Aaron Engelhart, an assistant professor in the Department of Genetics, Cell Biology and Development (GCD), received the International Society for the Study of the Origin of Life’s Stanley L Miller Early-Career Research Award. The award is given for Ph.D. or postdoctoral research that makes a significant contribution to the field. It’s the highest honor for an early-career researcher doing work relating to the origins of life.
Engelhart was recognized for his work on nucleic acids. He studies a type of nucleic acid called aptamers, which can be used to hold and transport specific molecules. Engelhart and Kate Adamala, a fellow GCD faculty member and frequent collaborator, are using an RNA aptamer to introduce specific components into artificial cells to try to assemble cell-like systems from inanimate parts. They are also using an aptamer that binds a molecule that glows under certain conditions in hopes of creating a tool that allows them to closely observe communication between cells.

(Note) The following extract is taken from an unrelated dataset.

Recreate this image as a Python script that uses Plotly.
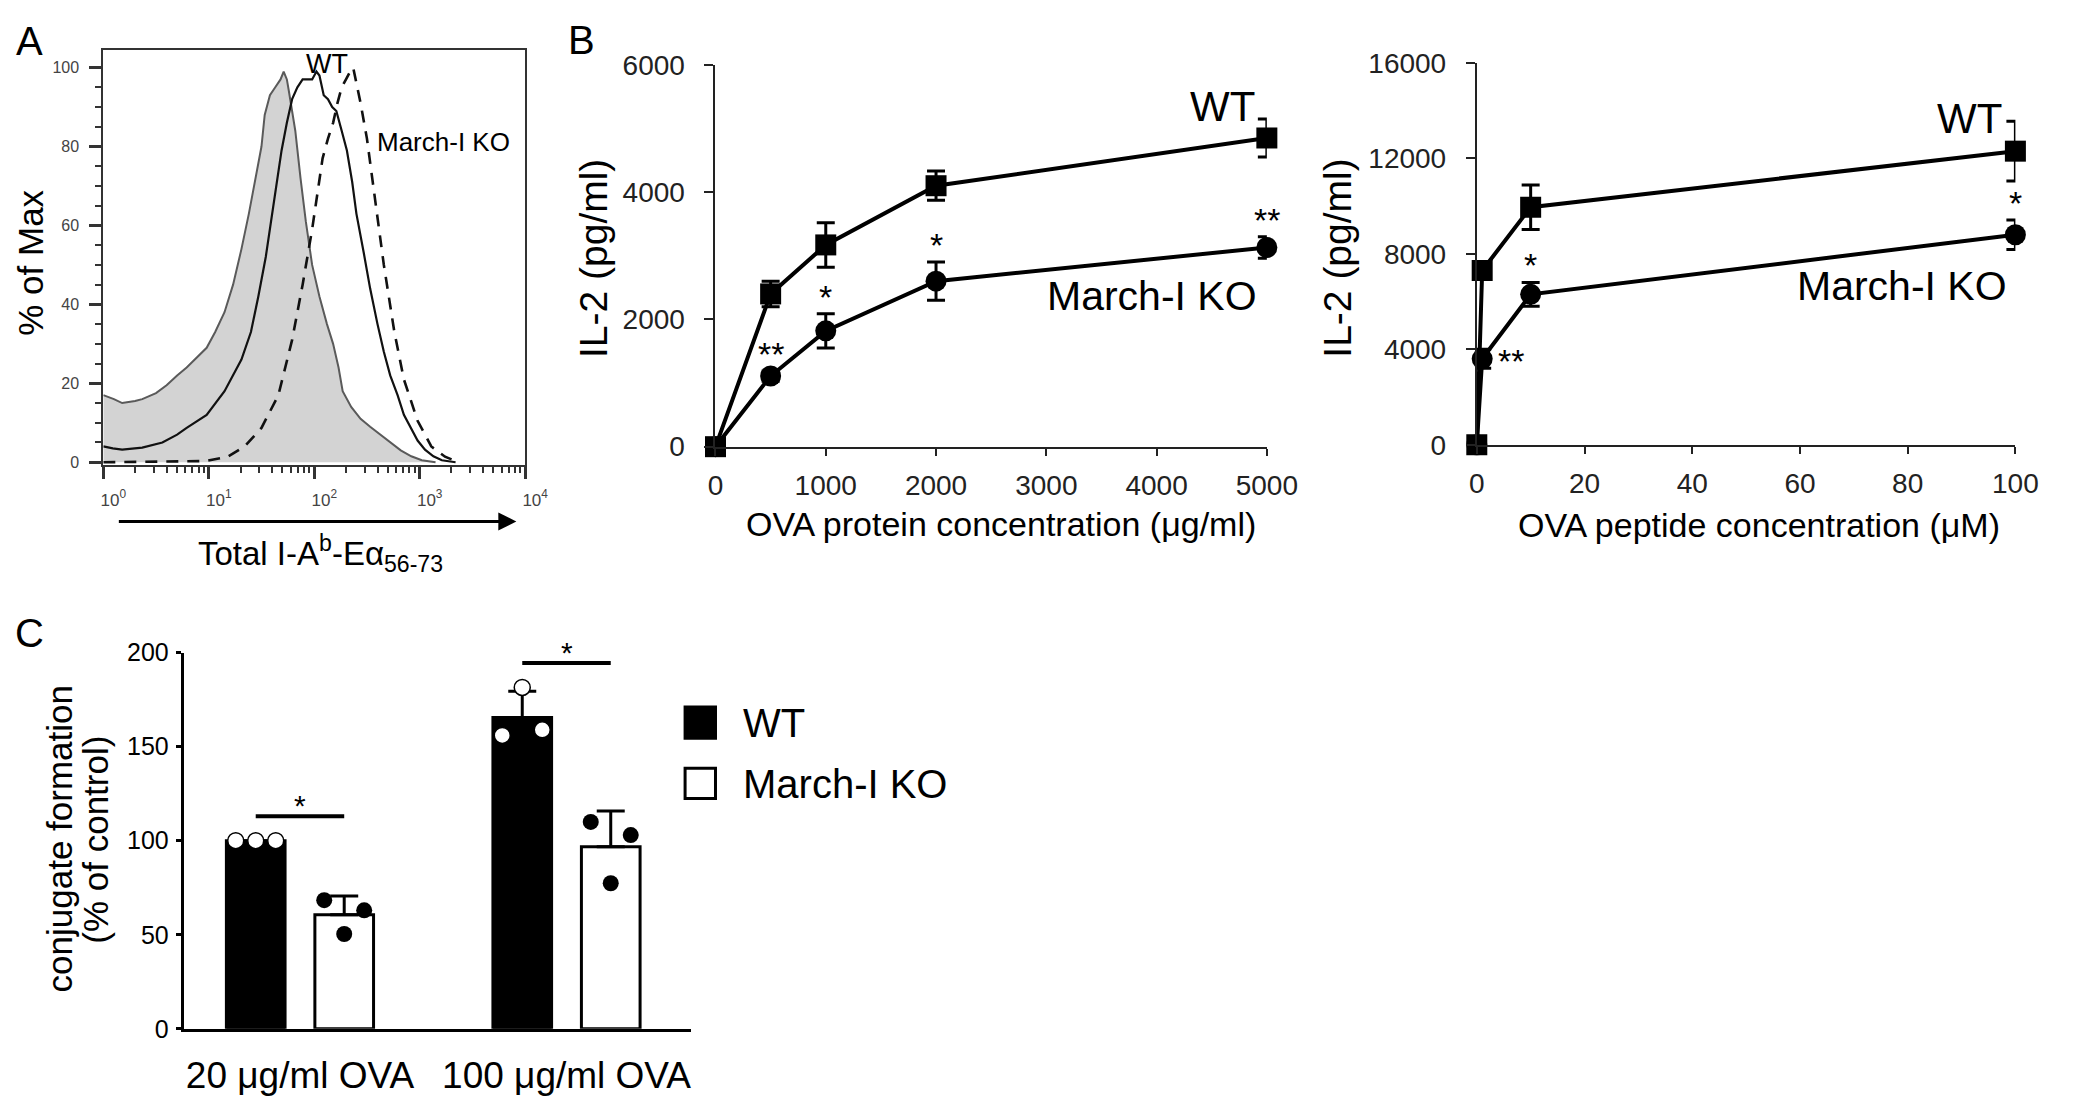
import plotly.graph_objects as go

W, H = 2075, 1114
OFF = 8  # default page body margin; figure is sized so the page fits the window exactly
FW, FH = W - 2 * OFF, H - 2 * OFF
FONT = "Liberation Sans, Arial, Helvetica, sans-serif"
NARROW = "Liberation Sans Narrow, Arial Narrow, Liberation Sans, Arial, sans-serif"

# ---------------- Panel A: histogram (% of Max vs intensity) ----------------
ctrl_x = [1.00, 1.26, 1.51, 2.00, 2.34, 3.16, 3.98, 5.01, 6.17, 7.94, 9.55, 11.5, 14.1, 17.0, 20.4,
          24.0, 27.5, 31.6, 33.9, 38.0, 42.7, 47.9, 51.3, 55.0, 57.5, 61.7, 66.1, 74.1, 83.2, 95.5,
          112, 132, 151, 170, 186, 224, 275, 339, 427, 525, 661, 832, 1047, 1413]
ctrl_y = [17, 16, 15, 15.5, 16, 17.5, 19.5, 22, 24, 27, 29, 33, 38, 45, 54,
          63, 71, 80, 88, 93, 95, 97, 99, 97, 94, 89, 84, 72, 61, 50,
          42, 35, 30, 24, 18, 14, 11, 9, 7, 5, 3, 1.5, 0.5, 0]

wt_hist_x = [1.00, 1.23, 1.51, 2.34, 3.63, 5.01, 6.17, 9.55, 14.1, 20.4, 25.1, 29.5, 34.7, 39.8,
             44.7, 49.0, 55.0, 61.7, 69.2, 77.6, 87.1, 95.5, 105, 112, 123, 135, 148, 162, 182,
             204, 229, 251, 295, 339, 398, 457, 525, 617, 708, 832, 955, 1122, 1349, 1622, 2188]
wt_hist_y = [4, 3.5, 3.2, 3.7, 5, 7, 8.7, 12, 18, 26, 33, 42, 52, 63,
             72, 79, 86, 92, 95, 97, 97, 97, 99, 98, 93, 92, 90, 89, 84,
             79, 71, 63, 53, 44, 35, 28, 22, 17, 12, 8.7, 5.5, 3.2, 1.5, 0.5, 0]

ko_hist_x = [1.00, 3.16, 9.33, 15.1, 21.9, 31.6, 45.7, 61.7, 77.6, 95.5, 105, 120, 135, 151, 166,
             182, 200, 219, 234, 275, 316, 363, 457, 575, 708, 955, 1288, 1738, 2344]
ko_hist_y = [0, 0.2, 0.3, 1.4, 4, 8.7, 17, 31, 45, 59, 66, 77, 82, 86, 91,
             95, 97, 99, 100, 91, 82, 70, 50, 33, 21, 10.5, 4, 1.4, 0]

hist_ticks = [1, 10, 100, 1000, 10000]
hist_ticktext = ["10<sup>0</sup>", "10<sup>1</sup>", "10<sup>2</sup>", "10<sup>3</sup>", "10<sup>4</sup>"]

# ---------------- Panel B: IL-2 ----------------
prot_conc = [0, 500, 1000, 2000, 5000]
prot_wt = [0, 2400, 3170, 4100, 4850]
prot_wt_err = [0, 200, 350, 230, 300]
prot_ko = [0, 1110, 1820, 2600, 3130]
prot_ko_err = [0, 80, 270, 300, 170]
prot_sig_x = [500, 1000, 2000, 5000]
prot_sig = ["**", "*", "*", "**"]

pep_conc = [0, 1, 10, 100]
pep_wt = [0, 7300, 9950, 12300]
pep_wt_err = [0, 250, 930, 1250]
pep_ko = [0, 3600, 6300, 8800]
pep_ko_err = [0, 400, 500, 620]
pep_sig_x = [1, 10, 100]
pep_sig = ["**", "*", "*"]

# ---------------- Panel C: conjugate formation ----------------
groups = ["20 \u03bcg/ml OVA", "100 \u03bcg/ml OVA"]
conj_wt = [100, 165.5]
conj_wt_err = [0, 14]
conj_ko = [60.6, 96.8]
conj_ko_err = [10, 19]
conj_wt_pts = [[100, 100, 100], [156, 181.5, 159]]
conj_ko_pts = [[68.4, 50.4, 63], [110, 77.4, 103]]
conj_sig = ["*", "*"]


def px_x(v):
    return (v - OFF) / FW


def px_y(v):
    return 1 - (v - OFF) / FH


def ann(text, x, y, size, family=FONT, **kw):
    d = dict(text=text, x=px_x(x), y=px_y(y), xref="paper", yref="paper", showarrow=False,
             font=dict(size=size, color="black", family=family), xanchor="center", yanchor="middle")
    d.update(kw)
    return d


fig = go.Figure()

# ---- Panel A traces ----
fig.add_trace(go.Scatter(x=ctrl_x, y=ctrl_y, mode="lines", fill="tozeroy", fillcolor="#d3d3d3",
                         line=dict(color="#5a5a5a", width=2), xaxis="x", yaxis="y", showlegend=False))
fig.add_trace(go.Scatter(x=wt_hist_x, y=wt_hist_y, mode="lines",
                         line=dict(color="#111111", width=2.2), xaxis="x", yaxis="y", showlegend=False))
fig.add_trace(go.Scatter(x=ko_hist_x, y=ko_hist_y, mode="lines",
                         line=dict(color="#111111", width=2.6, dash="12px,9px"), xaxis="x", yaxis="y",
                         showlegend=False))

# ---- Panel B left ----
for yv, ev, sym in [(prot_ko, prot_ko_err, "circle"), (prot_wt, prot_wt_err, "square")]:
    fig.add_trace(go.Scatter(x=prot_conc, y=yv, mode="lines+markers",
                             marker=dict(symbol=sym, size=21, color="black"),
                             line=dict(color="black", width=4),
                             error_y=dict(type="data", array=ev, color="black", thickness=3, width=9),
                             cliponaxis=False, xaxis="x2", yaxis="y2", showlegend=False))

# ---- Panel B right ----
for yv, ev, sym in [(pep_ko, pep_ko_err, "circle"), (pep_wt, pep_wt_err, "square")]:
    fig.add_trace(go.Scatter(x=pep_conc, y=yv, mode="lines+markers",
                             marker=dict(symbol=sym, size=21, color="black"),
                             line=dict(color="black", width=4),
                             error_y=dict(type="data", array=ev, color="black", thickness=3, width=9),
                             cliponaxis=False, xaxis="x3", yaxis="y3", showlegend=False))

# ---- Panel C ----
BARGAP = 0.336
BARGROUPGAP = 0.337
cat_x = list(range(len(groups)))
fig.add_trace(go.Bar(x=cat_x, y=conj_wt, marker=dict(color="black", line=dict(color="black", width=3)),
                     error_y=dict(type="data", symmetric=False, array=conj_wt_err,
                                  arrayminus=[0] * len(conj_wt), color="black", thickness=3, width=14),
                     xaxis="x4", yaxis="y4", showlegend=False, offsetgroup="wt"))
fig.add_trace(go.Bar(x=cat_x, y=conj_ko, marker=dict(color="white", line=dict(color="black", width=3)),
                     error_y=dict(type="data", symmetric=False, array=conj_ko_err,
                                  arrayminus=[0] * len(conj_ko), color="black", thickness=3, width=14),
                     xaxis="x4", yaxis="y4", showlegend=False, offsetgroup="ko"))

slot = (1 - BARGAP) / 2
off_wt, off_ko = -slot / 2, slot / 2
jitter = [-0.075, 0.0, 0.075]
wt_dx, wt_dy, ko_dx, ko_dy = [], [], [], []
for i, c in enumerate(cat_x):
    for j, v in enumerate(conj_wt_pts[i]):
        wt_dx.append(c + off_wt + jitter[j]); wt_dy.append(v)
    for j, v in enumerate(conj_ko_pts[i]):
        ko_dx.append(c + off_ko + jitter[j]); ko_dy.append(v)
fig.add_trace(go.Scatter(x=wt_dx, y=wt_dy, mode="markers",
                         marker=dict(size=16, color="white", line=dict(color="black", width=1.5)),
                         cliponaxis=False, xaxis="x4", yaxis="y4", showlegend=False))
fig.add_trace(go.Scatter(x=ko_dx, y=ko_dy, mode="markers",
                         marker=dict(size=16, color="black"),
                         cliponaxis=False, xaxis="x4", yaxis="y4", showlegend=False))

shapes = []
annotations = []
for i, c in enumerate(cat_x):
    top = max(conj_wt[i] + conj_wt_err[i], conj_ko[i] + conj_ko_err[i],
              max(conj_wt_pts[i]), max(conj_ko_pts[i]))
    ly = top + 13
    shapes.append(dict(type="line", xref="x4", yref="y4", x0=c + off_wt, x1=c + off_ko, y0=ly, y1=ly,
                       line=dict(color="black", width=4)))
    annotations.append(dict(text=conj_sig[i], x=c, y=ly, xref="x4", yref="y4", showarrow=False,
                            font=dict(size=30, color="black", family=FONT), xanchor="center",
                            yanchor="bottom", yshift=-8))

for xv, s in zip(prot_sig_x, prot_sig):
    k = prot_conc.index(xv)
    annotations.append(dict(text=s, x=xv, y=prot_ko[k] + prot_ko_err[k], xref="x2", yref="y2",
                            showarrow=False, font=dict(size=34, color="black", family=FONT),
                            xanchor="center", yanchor="bottom", yshift=-4))
for xv, s in zip(pep_sig_x, pep_sig):
    k = pep_conc.index(xv)
    if xv == pep_sig_x[0]:
        annotations.append(dict(text=s, x=xv, y=pep_ko[k], xref="x3", yref="y3", showarrow=False,
                                font=dict(size=34, color="black", family=FONT),
                                xanchor="left", yanchor="middle", xshift=14, yshift=-2))
    else:
        annotations.append(dict(text=s, x=xv, y=pep_ko[k] + pep_ko_err[k], xref="x3", yref="y3",
                                showarrow=False, font=dict(size=34, color="black", family=FONT),
                                xanchor="center", yanchor="bottom", yshift=-4))

annotations += [
    ann("A", 22, 27, 40),
    ann("B", 584, 25, 40),
    ann("C", 22, 636, 40),
    ann("% of Max", 22, 255, 35, textangle=-90),
    ann("Total I-A<sup>b</sup>-E\u03b1<sub>56-73</sub>", 318, 554, 33),
    ann("WT", 325, 50, 27),
    ann("March-I KO", 444, 130, 26),
    ann("IL-2 (pg/ml)", 596, 250, 39, textangle=-90),
    ann("OVA protein concentration (\u03bcg/ml)", 1012, 524, 34),
    ann("WT", 1238, 94, 42),
    ann("March-I KO", 1166, 289, 41),
    ann("IL-2 (pg/ml)", 1355, 250, 39, textangle=-90),
    ann("OVA peptide concentration (\u03bcM)", 1785, 525, 34),
    ann("WT", 1999, 106, 42),
    ann("March-I KO", 1930, 279, 41),
    ann("conjugate formation", 52, 848, 35, textangle=-90),
    ann("(% of control)", 89, 848, 35, textangle=-90),
    ann("WT", 747, 728, 40, xanchor="left"),
    ann("March-I KO", 747, 791, 40, xanchor="left"),
]
annotations.append(dict(x=px_x(518), y=px_y(521), xref="paper", yref="paper", text="", showarrow=True,
                        ax=-399, ay=0, arrowhead=2, arrowsize=1.2, arrowwidth=3, arrowcolor="black"))

# legend keys for panel C
shapes.append(dict(type="rect", xref="paper", yref="paper", x0=px_x(690), x1=px_x(721),
                   y0=px_y(744), y1=px_y(712), fillcolor="black", line=dict(color="black", width=3)))
shapes.append(dict(type="rect", xref="paper", yref="paper", x0=px_x(690), x1=px_x(721),
                   y0=px_y(806), y1=px_y(775), fillcolor="white", line=dict(color="black", width=3)))

axis_common = dict(showgrid=False, zeroline=False, showline=True, ticks="outside")
minor_log = [m * 10 ** d for d in range(4) for m in range(2, 10)]

fig.update_layout(
    width=FW, height=FH, autosize=False,
    margin=dict(l=0, r=0, t=0, b=0),
    paper_bgcolor="white", plot_bgcolor="white",
    font=dict(family=FONT, color="black"),
    barmode="group", bargap=BARGAP, bargroupgap=BARGROUPGAP,
    xaxis=dict(**axis_common, type="log", domain=[px_x(97), px_x(527)], range=[0, 4], anchor="y",
               mirror=True, linecolor="#333", linewidth=2,
               tickmode="array", tickvals=hist_ticks, ticktext=hist_ticktext, ticklen=12, tickwidth=3,
               tickcolor="#333", tickfont=dict(size=17, color="#444"), ticklabelstandoff=6,
               ticklabelshift=10,
               minor=dict(tickmode="array", tickvals=minor_log, ticks="outside", ticklen=6, tickwidth=2,
                          tickcolor="#333", showgrid=False)),
    yaxis=dict(**axis_common, domain=[px_y(463), px_y(36)], range=[-0.74, 104.4], anchor="x",
               mirror=True, linecolor="#333", linewidth=2,
               tickvals=[0, 20, 40, 60, 80, 100], ticklen=12, tickwidth=3, tickcolor="#333",
               tickfont=dict(size=16, color="#444"), ticklabelstandoff=7,
               minor=dict(dtick=5, ticks="outside", ticklen=6, tickwidth=2, tickcolor="#333",
                          showgrid=False)),
    xaxis2=dict(**axis_common, domain=[px_x(721), px_x(1283)], range=[0, 5000], anchor="y2",
                linecolor="#222", linewidth=2, tickvals=[0, 1000, 2000, 3000, 4000, 5000],
                ticklen=7, tickwidth=2, tickcolor="#222", tickfont=dict(size=28, color="#222"),
                ticklabelstandoff=6),
    yaxis2=dict(**axis_common, domain=[px_y(444), px_y(51)], range=[0, 6000], anchor="x2",
                linecolor="#222", linewidth=2, tickvals=[0, 2000, 4000, 6000],
                ticklen=9, tickwidth=2, tickcolor="#222", tickfont=dict(size=28, color="#222"),
                ticklabelstandoff=14),
    xaxis3=dict(**axis_common, domain=[px_x(1497), px_x(2046)], range=[0, 100], anchor="y3",
                linecolor="#222", linewidth=2, tickvals=[0, 20, 40, 60, 80, 100],
                ticklen=7, tickwidth=2, tickcolor="#222", tickfont=dict(size=28, color="#222"),
                ticklabelstandoff=6),
    yaxis3=dict(**axis_common, domain=[px_y(442), px_y(49)], range=[0, 16000], anchor="x3",
                linecolor="#222", linewidth=2, tickvals=[0, 4000, 8000, 12000, 16000], tickformat="d",
                ticklen=9, tickwidth=2, tickcolor="#222", tickfont=dict(size=28, color="#222"),
                ticklabelstandoff=14),
    xaxis4=dict(showgrid=False, zeroline=False, showline=True, ticks="",
                domain=[px_x(179), px_x(696)], range=[-0.436, 1.467], anchor="y4",
                linecolor="black", linewidth=3, tickmode="array", tickvals=cat_x, ticktext=groups,
                tickfont=dict(size=37, color="black", family=NARROW), ticklabelstandoff=12),
    yaxis4=dict(**axis_common, domain=[px_y(1043), px_y(656)], range=[0, 200], anchor="x4",
                linecolor="black", linewidth=3, tickvals=[0, 50, 100, 150, 200],
                ticklen=5, tickwidth=2.5, tickcolor="black",
                tickfont=dict(size=25, color="black", family=NARROW), ticklabelstandoff=2),
    shapes=shapes,
    annotations=annotations,
)

fig.write_html("out.html")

“Aaron is an exceptionally creative scientist with a track record of finding surprising solutions to difficult problems,” says Harvard Medical School professor and Nobel Laureate Jack Szostak, who was Engelhart’s post-doctoral research advisor. “His discovery of a simple physical basis for coordinating nucleic acid replication with membrane growth in protocells exemplifies this special talent, and I am delighted that he has been recognized by the Stanley Miller Award.”
Engelhart received the award at a ceremony during the society’s annual meeting earlier this month.